Although this marks the first time that a country and modern politician has fully placed nature on equal footing with humanity, Bolivia is not the first country to assert the rights of nature. Indeed, it is becoming a worldwide phenomenon picking up greater and greater momentum. In 2008, Ecuador became the first nation in the world to rewrite their Constitution to include rights for nature, although these rights still remains mostly abstract. In 2010, in the Pittsburgh, Pennsylvania, affirmed the rights of communities and nature over those of corporations when it enacted a city ordinance banning fracking techniques—which include pumping gels, foams and even radioactive sands into a regional water supply—for shale gas extraction. Almost two dozen other municipalities in the United States have passed similar ordinances.

International laws may follow suit. The UN General Assembly recently discussed the implementation of new international standards based on the Universal Declaration of the Rights of Mother Earth, which was adopted by the World People’s Conference on Climate Change and the Rights of Mother Earth, held in Bolivia last year.

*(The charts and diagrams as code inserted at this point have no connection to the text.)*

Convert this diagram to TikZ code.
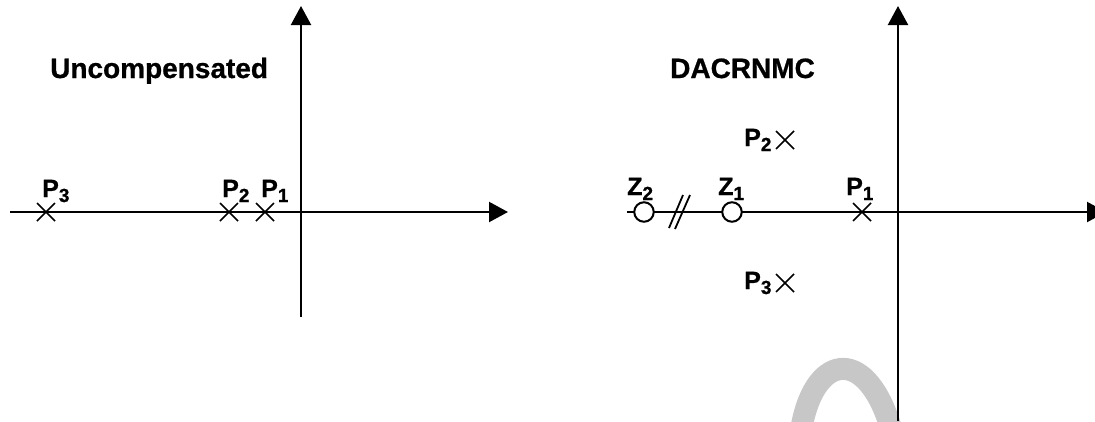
\documentclass[tikz,border=0pt]{standalone}
\usepackage{fontspec}
\setmainfont{Liberation Sans}[BoldFeatures={FakeBold=0.8}]
\usetikzlibrary{arrows.meta}
\tikzset{
  axis/.style={line width=2.2pt,-{Triangle[length=19pt,width=20pt]}},
  title/.style={font=\fontsize{28}{28}\bfseries\selectfont,anchor=base west,inner sep=0pt},
  lbl/.style={font=\fontsize{25}{25}\bfseries\selectfont,anchor=base west,inner sep=0pt},
  polecross/.style={line width=1.5pt},
  zerocirc/.style={circle,draw,line width=2pt,fill=white,minimum size=19.5pt,inner sep=0pt},
  wmark/.style={line width=22pt,color=black!22}
}
\newcommand{\sbs}[1]{\raisebox{-5pt}{\fontsize{19}{19}\bfseries\selectfont #1}}
\begin{document}
\begin{tikzpicture}[x=1pt,y=-1pt]
\useasboundingbox (0,0) rectangle (1095,421);
% watermark fragment
\draw[wmark] (802,425) .. controls (816,352) and (868,346) .. (892,432);
% ---------- left plot ----------
\coordinate (LL) at (10,212);
\coordinate (LR) at (508,212);
\coordinate (LT) at (301,6);
\coordinate (LB) at (301,317);
\draw[axis] (LL) -- (LR);
\draw[axis] (LB) -- (LT);
\node[title] (t1) at (50,78) {Uncompensated};
\foreach \n/\x in {lp3/46,lp2/229,lp1/265}{
  \coordinate (\n) at (\x,212);
  \draw[polecross] ([shift={(-9,-9)}]\n) -- ([shift={(9,9)}]\n);
  \draw[polecross] ([shift={(-9,9)}]\n) -- ([shift={(9,-9)}]\n);
}
\node[lbl] (llp3) at (42,197) {P\sbs{3}};
\node[lbl] (llp2) at (222,197) {P\sbs{2}};
\node[lbl] (llp1) at (261,197) {P\sbs{1}};
% ---------- right plot ----------
\coordinate (RL) at (627,212);
\coordinate (RR) at (1106,212);
\coordinate (RT) at (898,6);
\coordinate (RB) at (898,421);
\draw[axis] (RL) -- (RR);
\draw[axis] (RB) -- (RT);
\node[title] (t2) at (670,78) {DACRNMC};
\node[zerocirc] (z2) at (644,212) {};
\node[zerocirc] (z1) at (732,212) {};
\coordinate (s1a) at (669,228); \coordinate (s1b) at (683,195);
\coordinate (s2a) at (675,229); \coordinate (s2b) at (690,195);
\draw[line width=1.8pt] (s1a) -- (s1b);
\draw[line width=1.8pt] (s2a) -- (s2b);
\foreach \n/\x/\y in {rp1/862/212,rp2/785/140,rp3/785/283}{
  \coordinate (\n) at (\x,\y);
  \draw[polecross] ([shift={(-9,-9)}]\n) -- ([shift={(9,9)}]\n);
  \draw[polecross] ([shift={(-9,9)}]\n) -- ([shift={(9,-9)}]\n);
}
\node[lbl] (lz2) at (627,195) {Z\sbs{2}};
\node[lbl] (lz1) at (718,195) {Z\sbs{1}};
\node[lbl] (lrp1) at (846,195) {P\sbs{1}};
\node[lbl] (lrp2) at (744,146) {P\sbs{2}};
\node[lbl] (lrp3) at (744,289) {P\sbs{3}};
\end{tikzpicture}
\end{document}
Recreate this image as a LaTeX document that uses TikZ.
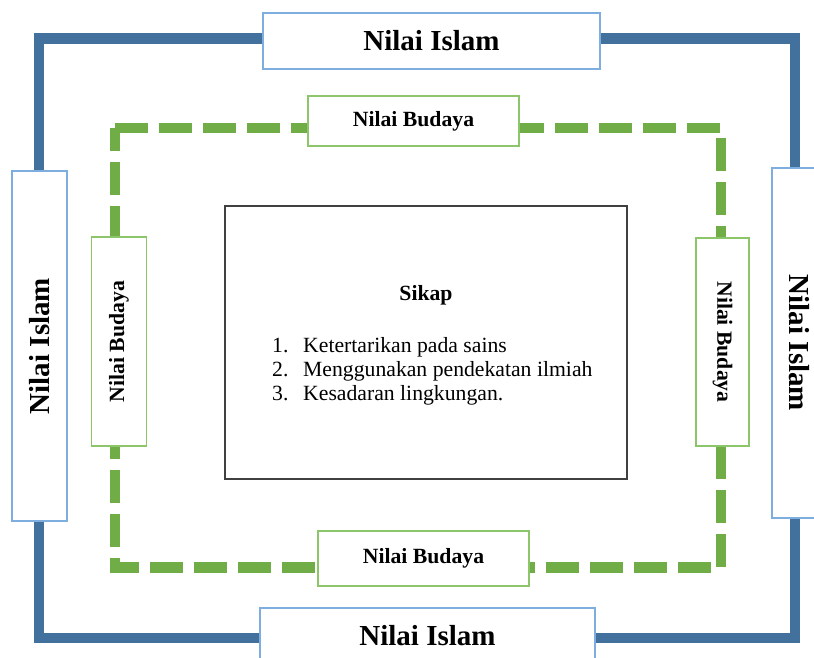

These standards would provide rights and legal standing to nature and ecosystems, not just to individuals and businesses negatively impacted by exploitation and destruction of natural resources.

“The Universal Declaration of the Rights of Mother Earth is a crucial link in this process and will one day stand as the companion to the 1948 Universal Declaration of Human Rights as one of the guiding covenants of our time,” Maude Barlow, former senior advisor on water to the president of the UN General Assembly and chairperson of the Council of Canadians advocacy group, said in a press release.

Although at this point UN ratification of the declaration remains a hope for the future, Barlow expects other countries to join Bolivia and Ecuador in adopting federal laws recognizing the rights of nature.